Payday lenders fight to stay in AZ

Today’s Arizona Daily Star Front Page:

Unwilling to go away without a fight, the state’s payday lenders are trying to persuade lawmakers to let them stay in business despite a public vote to the contrary.

And they’re hiring some big guns to do that.

The industry has retained the services of former state Attorney General Grant Woods. He said that, after studying a proposal for a new lease on life by lenders, he’s convinced that there’s a role for payday lenders.

And the lenders have hired Highground, whose owners include Chuck Coughlin and Doug Cole, both confidants of and advisers to Gov. Jan Brewer.

They have their work cut out for them.

By a 3-2 margin last year, Arizona voters rejected an industry-crafted proposal to repeal the law that prohibits them from remaining in business beyond June 30, 2010. That defeat occurred despite the industry’s pouring more than $14.7 million into the campaign; foes spent less than $1 million.

Arizona’s usury laws limit interest on consumer loans to 36 percent a year.

But industry lobbyists pushed through a special law in 2000 allowing them to charge fees that far exceed the cap for what are called “deferred-presentment transactions” of up to $500.

In essence, someone who needs money for a few weeks writes out a check for that amount plus the fee, which can be up to $17.85 per $100 borrowed. The company agrees not to cash the check for up to two weeks.

That computes out to an annual percentage interest of more than 450 percent.

But when lawmakers enacted that 2000 statute, they wanted to see how the new loans would work. So they included a “sunset” clause: The law self-destructs on July 1, 2010, unless renewed.

Efforts by industry lobbyists to persuade lawmakers to remove the sunset failed, even when the industry offered concessions such as preventing “rollovers” to prevent that original $500 two-week loan from being refinanced time after time, with ever-increasing fees. That led to the failed ballot measure.

Woods said he never thought much of payday lenders before being asked to help build support for keeping them around. Woods said, though, that the lenders have agreed to a series of changes that make him comfortable working on their behalf.

But state Sen. Debbie McCune Davis, D-Phoenix, said much of what they are offering now was in the industry’s 2008 measure, the one voters found unacceptable.

For example, the plan would cap fees at $15 for every $100 borrowed instead of the $17.85.  McCune Davis said that lowers the annual percentage rate to only 391 percent.

Woods said that interest figure, while technically accurate, is misleading.

“These are two-week loans, not annual loans,” he said, with about 94 percent of borrowers paying them off within that time.

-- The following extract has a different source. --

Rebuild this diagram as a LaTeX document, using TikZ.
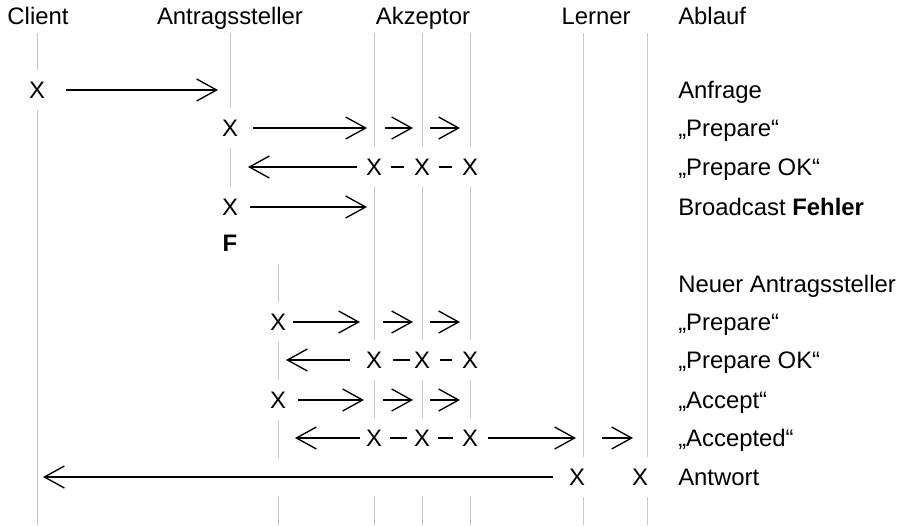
\documentclass[tikz,border=0pt]{standalone}
\usepackage{fontspec}
\setmainfont{Liberation Sans}
\usetikzlibrary{arrows.meta,positioning}

\begin{document}
\begin{tikzpicture}[
  x=0.75pt, y=-0.75pt,
  font=\fontsize{17.9pt}{21pt}\selectfont,
  txt/.style={inner sep=0pt, text height=12.8pt, text depth=0pt},
  head/.style={txt},
  lab/.style={txt, anchor=west},
  cross/.style={txt, fill=white, minimum height=30pt},
  life/.style={draw=black!22, line width=0.75pt},
  msg/.style={-{Straight Barb[length=15pt, width=16.5pt, line width=1pt]}, line width=1.5pt},
  dashlink/.style={line width=1.5pt},
  band/.style={draw=white, line width=28pt}
]
\useasboundingbox (0,0) rectangle (902,525);

% ---------------- lifelines ----------------
\coordinate (cl)  at (37,33);
\coordinate (as)  at (230,33);
\coordinate (nas) at (278,264);
\coordinate (ak1) at (374,33);
\coordinate (ak2) at (422,33);
\coordinate (ak3) at (470,33);
\coordinate (le1) at (583,33);
\coordinate (le2) at (647,33);
\coordinate (bot) at (0,525);

\foreach \p in {cl,nas,ak1,ak2,ak3,le1,le2}
  \draw[life] (\p) -- (\p |- bot);
\draw[life] (as) -- (230,187);

% ---------------- headings ----------------
\node[head] (hcl) at (38,16) {Client};
\node[head] (has) at (230,16) {Antragssteller};
\node[head] (hak) at (423,16) {Akzeptor};
\node[head] (hle) at (596,16) {Lerner};
\node[lab]  (hab) at (678,16) {Ablauf};

% ---------------- Ablauf column ----------------
\node[lab] (r1)  at (678,90)  {Anfrage};
\node[lab] (r2)  at (678,128) {„Prepare“};
\node[lab] (r3)  at (678,167) {„Prepare OK“};
\node[lab] (r4)  at (678,207) {Broadcast \textbf{Fehler}};
\node[lab] (r6)  at (678,284) {Neuer Antragssteller};
\node[lab] (r7)  at (678,322) {„Prepare“};
\node[lab] (r8)  at (678,360) {„Prepare OK“};
\node[lab] (r9)  at (678,400) {„Accept“};
\node[lab] (r10) at (678,438) {„Accepted“};
\node[lab] (r11) at (678,477) {Antwort};

% ---------------- first round ----------------
\node[cross] (c1) at (cl |- r1) {X};
\draw[msg, shorten <=15.5pt, shorten >=9pt] (c1) -- (as |- r1);

\node[cross] (p1) at (as |- r2) {X};
\draw[msg, shorten <=11.25pt, shorten >=5.25pt] (p1) -- (ak1 |- r2);
\draw[msg, shorten <=8.25pt, shorten >=6.75pt] (ak1 |- r2) -- (ak2 |- r2);
\draw[msg, shorten <=6pt, shorten >=7.5pt] (ak2 |- r2) -- (ak3 |- r2);

\node[cross] (o1) at (ak1 |- r3) {X};
\node[cross] (o2) at (ak2 |- r3) {X};
\node[cross] (o3) at (ak3 |- r3) {X};
\draw[msg, shorten <=6.75pt, shorten >=13.5pt] (o1) -- (as |- r3);
\draw[dashlink, shorten <=6.75pt, shorten >=7pt] (o1) -- (o2);
\draw[dashlink, shorten <=6.75pt, shorten >=7pt] (o2) -- (o3);

\node[cross] (b1) at (as |- r4) {X};
\draw[msg, shorten <=9pt, shorten >=5.25pt] (b1) -- (ak1 |- r4);

\node[txt] (fail) at (230,243) {\bfseries F};

% ---------------- new proposer ----------------
\node[cross] (q1) at (nas |- r7) {X};
\draw[msg, shorten <=5.25pt, shorten >=10.5pt] (q1) -- (ak1 |- r7);
\draw[msg, shorten <=6.75pt, shorten >=6.75pt] (ak1 |- r7) -- (ak2 |- r7);
\draw[msg, shorten <=6pt, shorten >=7.5pt] (ak2 |- r7) -- (ak3 |- r7);

\node[cross] (k1) at (ak1 |- r8) {X};
\node[cross] (k2) at (ak2 |- r8) {X};
\node[cross] (k3) at (ak3 |- r8) {X};
\draw[msg, shorten <=12pt, shorten >=6pt] (k1) -- (nas |- r8);
\draw[dashlink, shorten <=8.25pt, shorten >=3pt] (k1) -- (k2);
\draw[dashlink, shorten <=7.5pt, shorten >=7pt] (k2) -- (k3);

\node[cross] (m1) at (nas |- r9) {X};
\draw[msg, shorten <=9pt, shorten >=7.5pt] (m1) -- (ak1 |- r9);
\draw[msg, shorten <=6.75pt, shorten >=6.75pt] (ak1 |- r9) -- (ak2 |- r9);
\draw[msg, shorten <=6pt, shorten >=7.5pt] (ak2 |- r9) -- (ak3 |- r9);

\node[cross] (d1) at (ak1 |- r10) {X};
\node[cross] (d2) at (ak2 |- r10) {X};
\node[cross] (d3) at (ak3 |- r10) {X};
\draw[msg, shorten <=4.5pt, shorten >=12.75pt] (d1) -- (nas |- r10);
\draw[dashlink, shorten <=6pt, shorten >=5.25pt] (d1) -- (d2);
\draw[dashlink, shorten <=6pt, shorten >=6.75pt] (d2) -- (d3);
\draw[msg, shorten <=7.5pt, shorten >=5.25pt] (d3) -- (le1 |- r10);
\draw[msg, shorten <=14.25pt, shorten >=10.5pt] (le1 |- r10) -- (le2 |- r10);

% ---------------- answer ----------------
\node[cross] (w1) at ([xshift=-4.5pt]le1 |- r11) {X};
\node[cross] (w2) at ([xshift=-5.25pt]le2 |- r11) {X};
\draw[band, shorten <=12pt, shorten >=4.5pt] (w1) -- (cl |- r11);
\draw[msg, shorten <=12pt, shorten >=4.5pt] (w1) -- (cl |- r11);

\end{tikzpicture}
\end{document}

Woods said no lender would be willing to provide a two-week, unsecured loan at the 36 percent annual limit, because that would generate just a few dollars to cover costs and profit.

Woods said the plan to be presented to lawmakers also would allow a borrower who cannot repay within the two-week period an extra 60 days without interest.

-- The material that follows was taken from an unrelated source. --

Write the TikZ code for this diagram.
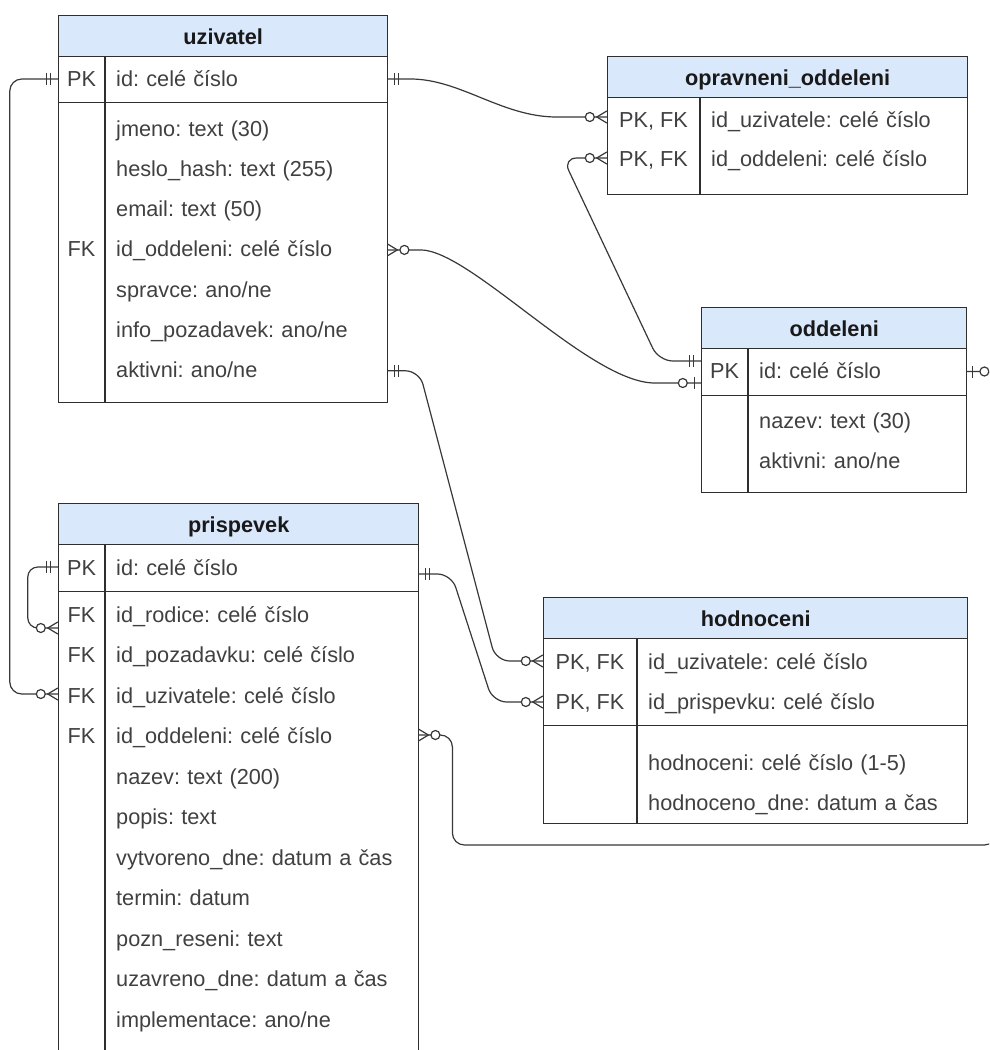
\documentclass[tikz,border=0pt]{standalone}
\usepackage{fontspec}
\setmainfont{Liberation Sans}
\usetikzlibrary{calc}
\definecolor{hdrfill}{HTML}{DAE8FC}
\definecolor{linec}{HTML}{2E2E2E}
\definecolor{txtc}{HTML}{404040}
\definecolor{conc}{HTML}{383838}
\newcommand{\erfont}{\fontsize{21.7}{26}\selectfont\frenchspacing}

\begin{document}
\begin{tikzpicture}[x=1pt,y=-1pt,
  frame/.style={draw=linec, line width=1.4pt, inner sep=0pt, anchor=north west},
  hdr/.style={frame, fill=hdrfill, font=\erfont\bfseries, text=black!90,
    text height=19pt, text depth=2pt},
  keyc/.style={inner sep=0pt, anchor=center, text=txtc, font=\erfont,
    text height=18pt, text depth=4pt},
  fld/.style={inner xsep=11pt, inner ysep=0pt, anchor=west, align=left,
    text=txtc, font=\erfont, text height=18pt, text depth=4pt},
  divl/.style={draw=linec, line width=1.4pt},
  conn/.style={draw=conc, line width=1.2pt},
  erline/.style={draw=conc, line width=1.2pt},
  pics/mandone/.style={code={
    \draw[erline] (7,-6) -- (7,6) (11,-6) -- (11,6);}},
  pics/zeromany/.style={code={
    \draw[erline] (0,-6) -- (10,0) -- (0,6);
    \draw[erline, fill=white] (17,0) circle[radius=4.5];}},
  pics/zeroone/.style={code={
    \draw[erline] (6,-6) -- (6,6);
    \draw[erline, fill=white] (18,0) circle[radius=4.5];}},
]
\clip (0,0) rectangle (989,1050);

% ---------- uzivatel ----------
\node[hdr, minimum width=329pt, minimum height=41pt] (uzH) at (58,15) {uzivatel};
\node[frame, minimum width=329pt, minimum height=46pt] (uzK) at (58,56) {};
\node[frame, minimum width=329pt, minimum height=300pt] (uzB) at (58,102) {};
\draw[divl] (105,56) -- (105,402);
\node[keyc, minimum width=47pt] (uzPKk) at (81.5,79) {PK};
\node[fld, text width=260pt] (uzId) at (105,79) {id: celé číslo};
\node[fld, text width=260pt] (uzJm) at (105,129) {jmeno: text (30)};
\node[fld, text width=260pt] (uzHe) at (105,169.3) {heslo\_hash: text (255)};
\node[fld, text width=260pt] (uzEm) at (105,209.6) {email: text (50)};
\node[keyc, minimum width=47pt] (uzFKk) at (81.5,249.9) {FK};
\node[fld, text width=260pt] (uzOdd) at (105,249.9) {id\_oddeleni: celé číslo};
\node[fld, text width=260pt] (uzSp) at (105,290.2) {spravce: ano/ne};
\node[fld, text width=260pt] (uzIn) at (105,330.5) {info\_pozadavek: ano/ne};
\node[fld, text width=260pt] (uzAkt) at (105,370.8) {aktivni: ano/ne};

% ---------- opravneni_oddeleni ----------
\node[hdr, minimum width=360pt, minimum height=41pt] (oprH) at (607,56) {opravneni\_oddeleni};
\node[frame, minimum width=360pt, minimum height=97pt] (oprK) at (607,97) {};
\draw[divl] (700,97) -- (700,194);
\node[keyc, minimum width=93pt] (oprUk) at (653.5,120) {PK, FK};
\node[fld, text width=245pt] (oprU) at (700,120) {id\_uzivatele: celé číslo};
\node[keyc, minimum width=93pt] (oprOk) at (653.5,159) {PK, FK};
\node[fld, text width=245pt] (oprO) at (700,159) {id\_oddeleni: celé číslo};

% ---------- oddeleni ----------
\node[hdr, minimum width=265pt, minimum height=41pt] (oddH) at (701,307) {oddeleni};
\node[frame, minimum width=265pt, minimum height=47pt] (oddK) at (701,348) {};
\node[frame, minimum width=265pt, minimum height=97pt] (oddB) at (701,395) {};
\draw[divl] (748,348) -- (748,492);
\node[keyc, minimum width=47pt] (oddPKk) at (724.5,371.5) {PK};
\node[fld, text width=196pt] (oddId) at (748,371.5) {id: celé číslo};
\node[fld, text width=196pt] (oddNa) at (748,421) {nazev: text (30)};
\node[fld, text width=196pt] (oddAk) at (748,461) {aktivni: ano/ne};

% ---------- prispevek ----------
\node[hdr, minimum width=360pt, minimum height=41pt] (prH) at (58,503) {prispevek};
\node[frame, minimum width=360pt, minimum height=47pt] (prK) at (58,544) {};
\node[frame, minimum width=360pt, minimum height=520pt] (prB) at (58,591) {};
\draw[divl] (105,544) -- (105,1111);
\node[keyc, minimum width=47pt] (prPKk) at (81.5,568) {PK};
\node[fld, text width=291pt] (prId) at (105,568) {id: celé číslo};
\node[keyc, minimum width=47pt] (prRodk) at (81.5,615) {FK};
\node[fld, text width=291pt] (prRod) at (105,615) {id\_rodice: celé číslo};
\node[keyc, minimum width=47pt] (prPozk) at (81.5,655.5) {FK};
\node[fld, text width=291pt] (prPoz) at (105,655.5) {id\_pozadavku: celé číslo};
\node[keyc, minimum width=47pt] (prUzk) at (81.5,696) {FK};
\node[fld, text width=291pt] (prUz) at (105,696) {id\_uzivatele: celé číslo};
\node[keyc, minimum width=47pt] (prOddk) at (81.5,736.5) {FK};
\node[fld, text width=291pt] (prOdd) at (105,736.5) {id\_oddeleni: celé číslo};
\node[fld, text width=291pt] (prNa) at (105,777) {nazev: text (200)};
\node[fld, text width=291pt] (prPo) at (105,817.5) {popis: text};
\node[fld, text width=291pt] (prVy) at (105,858) {vytvoreno\_dne: datum a čas};
\node[fld, text width=291pt] (prTe) at (105,898.5) {termin: datum};
\node[fld, text width=291pt] (prPr) at (105,939) {pozn\_reseni: text};
\node[fld, text width=291pt] (prUd) at (105,979.5) {uzavreno\_dne: datum a čas};
\node[fld, text width=291pt] (prIm) at (105,1020) {implementace: ano/ne};

% ---------- hodnoceni ----------
\node[hdr, minimum width=424pt, minimum height=41pt] (hodH) at (543,597) {hodnoceni};
\node[frame, minimum width=424pt, minimum height=87pt] (hodK) at (543,638) {};
\node[frame, minimum width=424pt, minimum height=98pt] (hodB) at (543,725) {};
\draw[divl] (637,638) -- (637,823);
\node[keyc, minimum width=94pt] (hodUk) at (590,662) {PK, FK};
\node[fld, text width=308pt] (hodU) at (637,662) {id\_uzivatele: celé číslo};
\node[keyc, minimum width=94pt] (hodPk) at (590,702) {PK, FK};
\node[fld, text width=308pt] (hodP) at (637,702) {id\_prispevku: celé číslo};
\node[fld, text width=308pt] (hodH1) at (637,763) {hodnoceni: celé číslo (1-5)};
\node[fld, text width=308pt] (hodH2) at (637,803) {hodnoceno\_dne: datum a čas};

% ---------- connector end points ----------
\coordinate (c1b) at ([yshift=3pt]oprUk.west);
\coordinate (c2b) at ([yshift=2pt]prUzk.west);
\coordinate (c3b) at ([yshift=-11.5pt]oddPKk.west);
\coordinate (c4a) at ([yshift=1pt]oprOk.west);
\coordinate (c4b) at ([yshift=10.5pt]oddPKk.west);
\coordinate (c5b) at ([yshift=1pt]hodUk.west);
\coordinate (c6a) at ([yshift=-6pt]prId.east);
\coordinate (c7a) at ([yshift=1pt]prPKk.west);
\coordinate (c7b) at ([yshift=-13pt]prRodk.west);
\coordinate (c8a) at ([yshift=1.5pt]prOdd.east);

% ---------- relationships ----------
\draw[conn] (uzId.east) -- ++(23,0) .. controls +(50,0) and +(-55,0) .. ([xshift=-50pt]c1b) -- (c1b);
\draw[conn, rounded corners=12pt] (uzPKk.west) -- ++(-48,0) |- (c2b);
\draw[conn] (uzOdd.east) -- ++(33,0) .. controls +(50,0) and +(-65,0) .. ([xshift=-46pt]c3b) -- (c3b);
\draw[conn, rounded corners=14pt] (c4a) -- ++(-44,0) -- ([xshift=-42pt]c4b) -- (c4b);
\draw[conn, rounded corners=14pt] (uzAkt.east) -- ++(32,0) -- ([xshift=-47pt]c5b) -- (c5b);
\draw[conn, rounded corners=14pt] (c6a) -- ++(33,0) -- ([xshift=-50pt]hodPk.west) -- (hodPk.west);
\draw[conn, rounded corners=10pt] (c7a) -- ++(-30,0) |- (c7b);
\draw[conn, rounded corners=12pt] (c8a) -- ++(34,0) -- ++(0,110) -| ([xshift=30pt]oddId.east) -- (oddId.east);

% ---------- cardinality marks ----------
\pic at (uzId.east) {mandone};
\pic[xscale=-1] at (c1b) {zeromany};
\pic[xscale=-1] at (uzPKk.west) {mandone};
\pic[xscale=-1] at (c2b) {zeromany};
\pic at (uzOdd.east) {zeromany};
\pic[xscale=-1] at (c3b) {zeroone};
\pic[xscale=-1] at (c4a) {zeromany};
\pic[xscale=-1] at (c4b) {mandone};
\pic at (uzAkt.east) {mandone};
\pic[xscale=-1] at (c5b) {zeromany};
\pic at (c6a) {mandone};
\pic[xscale=-1] at (hodPk.west) {zeromany};
\pic[xscale=-1] at (c7a) {mandone};
\pic[xscale=-1] at (c7b) {zeromany};
\pic at (c8a) {zeromany};
\pic at (oddId.east) {zeroone};
\end{tikzpicture}
\end{document}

“I don’t know any industry, any business, any bank, anybody who will give you 60 days, no fee, no interest,” he said.

But that, too, was in the industry-financed initiative that voters rejected.

And McCune Davis said so were other changes that Woods is touting as improvements, including the prohibition on rollover of existing loans and a method of ensuring that borrowers at one payday lender don’t already have outstanding loans from another.

Woods said the fact that so many consumers use payday loans shows there is a need for short-term loans for people who have expenses but have no collateral.

McCune Davis said Arizonans did just fine before payday loans were legal and would do so again if they go away.

She said there were lenders who lent money under the old 36 percent interest cap but were driven out of business when payday lenders arrived.
McCune Davis said they will come back.

And for those who can’t qualify, McCune Davis suggested relatives, friends and charities.

That presumes the lenders will go away.

Payday loans are illegal in Pennsylvania. But a company called SameDayPayday has set up shop in more than three dozen communities where it advertises that it can connect Pennsylvanians with out-of-state lenders who will wire the money to borrowers’ checking accounts within an hour.

Other states that ban payday loans, though, have enacted separate laws also making Internet-based transactions illegal.

The Arizona lenders face one other hurdle: time.

Any measure approved during the regular legislative session does not take effect until 90 days after the end of that session. With lawmakers at the Capitol until May — if not beyond — legislation reauthorizing the right of payday lenders to operate would not take effect until months after they were forced to shut down.


That leaves two options [for the lenders]:
Get the necessary two-thirds vote for an emergency, which could prove difficult given the recent public vote, or persuade Brewer to call a special session to deal with the issue.